The request: Write the data out again exactly, dropping any images it holds.

┌─ Raw data

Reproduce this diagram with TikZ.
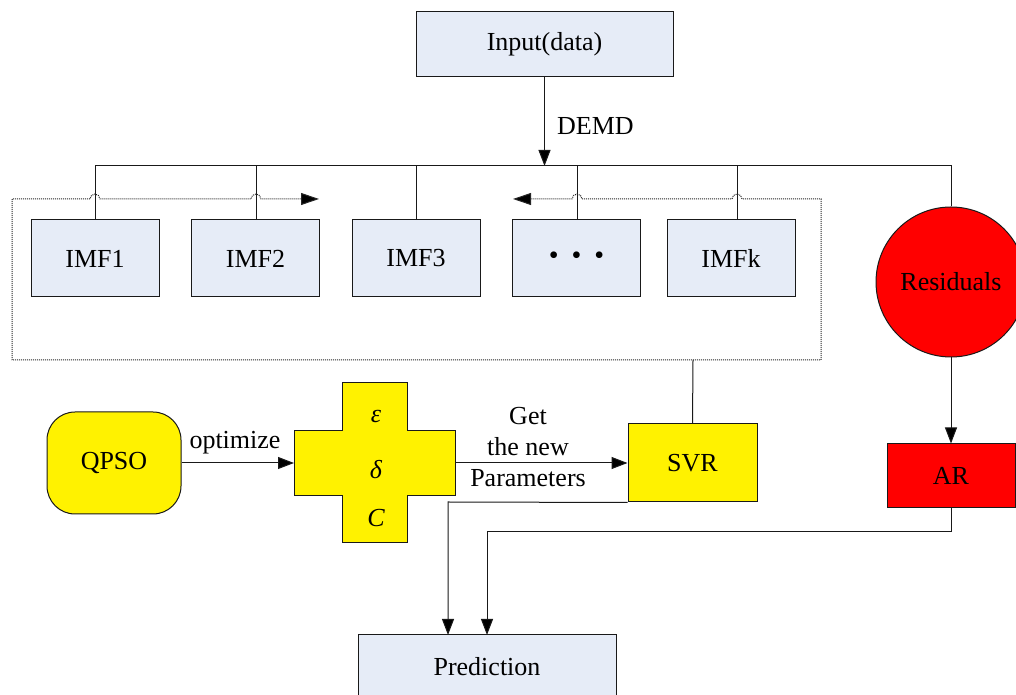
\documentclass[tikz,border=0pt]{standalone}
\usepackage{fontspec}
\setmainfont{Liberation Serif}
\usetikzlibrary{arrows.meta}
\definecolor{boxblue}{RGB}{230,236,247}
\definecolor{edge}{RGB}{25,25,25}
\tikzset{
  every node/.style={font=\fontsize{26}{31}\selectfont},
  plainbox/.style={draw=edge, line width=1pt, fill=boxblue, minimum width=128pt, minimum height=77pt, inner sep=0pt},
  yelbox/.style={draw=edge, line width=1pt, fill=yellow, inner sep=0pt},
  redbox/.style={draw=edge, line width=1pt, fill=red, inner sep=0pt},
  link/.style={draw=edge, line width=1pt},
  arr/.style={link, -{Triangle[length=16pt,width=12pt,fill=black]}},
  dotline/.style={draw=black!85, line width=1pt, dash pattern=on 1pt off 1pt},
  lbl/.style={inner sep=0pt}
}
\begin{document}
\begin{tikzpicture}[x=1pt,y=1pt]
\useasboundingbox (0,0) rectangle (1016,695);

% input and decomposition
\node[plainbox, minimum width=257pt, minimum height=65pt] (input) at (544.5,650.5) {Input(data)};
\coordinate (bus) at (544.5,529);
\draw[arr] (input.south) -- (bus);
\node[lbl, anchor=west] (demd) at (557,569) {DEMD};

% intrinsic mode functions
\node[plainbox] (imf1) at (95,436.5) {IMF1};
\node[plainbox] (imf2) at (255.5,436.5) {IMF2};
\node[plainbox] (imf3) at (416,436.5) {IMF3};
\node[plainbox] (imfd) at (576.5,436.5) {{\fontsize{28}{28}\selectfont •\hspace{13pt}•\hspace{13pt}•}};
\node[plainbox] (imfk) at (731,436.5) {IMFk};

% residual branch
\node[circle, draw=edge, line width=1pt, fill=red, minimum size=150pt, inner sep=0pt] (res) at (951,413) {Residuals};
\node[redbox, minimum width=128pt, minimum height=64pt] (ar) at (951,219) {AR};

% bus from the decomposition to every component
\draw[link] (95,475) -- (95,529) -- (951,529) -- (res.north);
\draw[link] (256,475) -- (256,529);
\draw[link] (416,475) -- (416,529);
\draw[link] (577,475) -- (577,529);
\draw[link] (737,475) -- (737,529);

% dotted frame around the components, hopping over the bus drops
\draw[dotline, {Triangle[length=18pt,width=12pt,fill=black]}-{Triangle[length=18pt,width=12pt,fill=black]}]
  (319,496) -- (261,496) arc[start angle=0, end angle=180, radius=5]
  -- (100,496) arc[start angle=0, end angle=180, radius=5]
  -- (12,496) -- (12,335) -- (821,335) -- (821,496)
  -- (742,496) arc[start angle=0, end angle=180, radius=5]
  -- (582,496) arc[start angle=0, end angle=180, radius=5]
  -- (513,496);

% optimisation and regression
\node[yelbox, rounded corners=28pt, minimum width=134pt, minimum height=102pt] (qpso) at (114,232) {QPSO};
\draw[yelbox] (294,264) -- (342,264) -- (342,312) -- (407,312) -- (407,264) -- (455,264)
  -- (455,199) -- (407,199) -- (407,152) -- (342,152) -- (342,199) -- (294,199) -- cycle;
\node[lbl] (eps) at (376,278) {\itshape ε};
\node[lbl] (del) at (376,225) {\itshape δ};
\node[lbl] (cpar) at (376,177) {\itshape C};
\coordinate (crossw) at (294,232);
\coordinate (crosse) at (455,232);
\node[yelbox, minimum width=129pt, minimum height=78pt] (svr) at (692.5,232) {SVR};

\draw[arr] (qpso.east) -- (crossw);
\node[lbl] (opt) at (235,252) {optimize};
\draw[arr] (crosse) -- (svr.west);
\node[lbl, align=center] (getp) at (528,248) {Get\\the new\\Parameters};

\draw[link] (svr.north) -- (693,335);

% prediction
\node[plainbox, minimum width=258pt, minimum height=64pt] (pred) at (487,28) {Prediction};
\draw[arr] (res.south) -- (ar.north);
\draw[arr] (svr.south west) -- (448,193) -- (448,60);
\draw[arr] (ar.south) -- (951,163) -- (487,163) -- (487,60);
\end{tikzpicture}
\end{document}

└─

Final result:
Reproduce this diagram with TikZ.
\documentclass[tikz,border=0pt]{standalone}
\usepackage{fontspec}
\setmainfont{Liberation Serif}
\usetikzlibrary{arrows.meta}
\definecolor{boxblue}{RGB}{230,236,247}
\definecolor{edge}{RGB}{25,25,25}
\tikzset{
  every node/.style={font=\fontsize{26}{31}\selectfont},
  plainbox/.style={draw=edge, line width=1pt, fill=boxblue, minimum width=128pt, minimum height=77pt, inner sep=0pt},
  yelbox/.style={draw=edge, line width=1pt, fill=yellow, inner sep=0pt},
  redbox/.style={draw=edge, line width=1pt, fill=red, inner sep=0pt},
  link/.style={draw=edge, line width=1pt},
  arr/.style={link, -{Triangle[length=16pt,width=12pt,fill=black]}},
  dotline/.style={draw=black!85, line width=1pt, dash pattern=on 1pt off 1pt},
  lbl/.style={inner sep=0pt}
}
\begin{document}
\begin{tikzpicture}[x=1pt,y=1pt]
\useasboundingbox (0,0) rectangle (1016,695);

% input and decomposition
\node[plainbox, minimum width=257pt, minimum height=65pt] (input) at (544.5,650.5) {Input(data)};
\coordinate (bus) at (544.5,529);
\draw[arr] (input.south) -- (bus);
\node[lbl, anchor=west] (demd) at (557,569) {DEMD};

% intrinsic mode functions
\node[plainbox] (imf1) at (95,436.5) {IMF1};
\node[plainbox] (imf2) at (255.5,436.5) {IMF2};
\node[plainbox] (imf3) at (416,436.5) {IMF3};
\node[plainbox] (imfd) at (576.5,436.5) {{\fontsize{28}{28}\selectfont •\hspace{13pt}•\hspace{13pt}•}};
\node[plainbox] (imfk) at (731,436.5) {IMFk};

% residual branch
\node[circle, draw=edge, line width=1pt, fill=red, minimum size=150pt, inner sep=0pt] (res) at (951,413) {Residuals};
\node[redbox, minimum width=128pt, minimum height=64pt] (ar) at (951,219) {AR};

% bus from the decomposition to every component
\draw[link] (95,475) -- (95,529) -- (951,529) -- (res.north);
\draw[link] (256,475) -- (256,529);
\draw[link] (416,475) -- (416,529);
\draw[link] (577,475) -- (577,529);
\draw[link] (737,475) -- (737,529);

% dotted frame around the components, hopping over the bus drops
\draw[dotline, {Triangle[length=18pt,width=12pt,fill=black]}-{Triangle[length=18pt,width=12pt,fill=black]}]
  (319,496) -- (261,496) arc[start angle=0, end angle=180, radius=5]
  -- (100,496) arc[start angle=0, end angle=180, radius=5]
  -- (12,496) -- (12,335) -- (821,335) -- (821,496)
  -- (742,496) arc[start angle=0, end angle=180, radius=5]
  -- (582,496) arc[start angle=0, end angle=180, radius=5]
  -- (513,496);

% optimisation and regression
\node[yelbox, rounded corners=28pt, minimum width=134pt, minimum height=102pt] (qpso) at (114,232) {QPSO};
\draw[yelbox] (294,264) -- (342,264) -- (342,312) -- (407,312) -- (407,264) -- (455,264)
  -- (455,199) -- (407,199) -- (407,152) -- (342,152) -- (342,199) -- (294,199) -- cycle;
\node[lbl] (eps) at (376,278) {\itshape ε};
\node[lbl] (del) at (376,225) {\itshape δ};
\node[lbl] (cpar) at (376,177) {\itshape C};
\coordinate (crossw) at (294,232);
\coordinate (crosse) at (455,232);
\node[yelbox, minimum width=129pt, minimum height=78pt] (svr) at (692.5,232) {SVR};

\draw[arr] (qpso.east) -- (crossw);
\node[lbl] (opt) at (235,252) {optimize};
\draw[arr] (crosse) -- (svr.west);
\node[lbl, align=center] (getp) at (528,248) {Get\\the new\\Parameters};

\draw[link] (svr.north) -- (693,335);

% prediction
\node[plainbox, minimum width=258pt, minimum height=64pt] (pred) at (487,28) {Prediction};
\draw[arr] (res.south) -- (ar.north);
\draw[arr] (svr.south west) -- (448,193) -- (448,60);
\draw[arr] (ar.south) -- (951,163) -- (487,163) -- (487,60);
\end{tikzpicture}
\end{document}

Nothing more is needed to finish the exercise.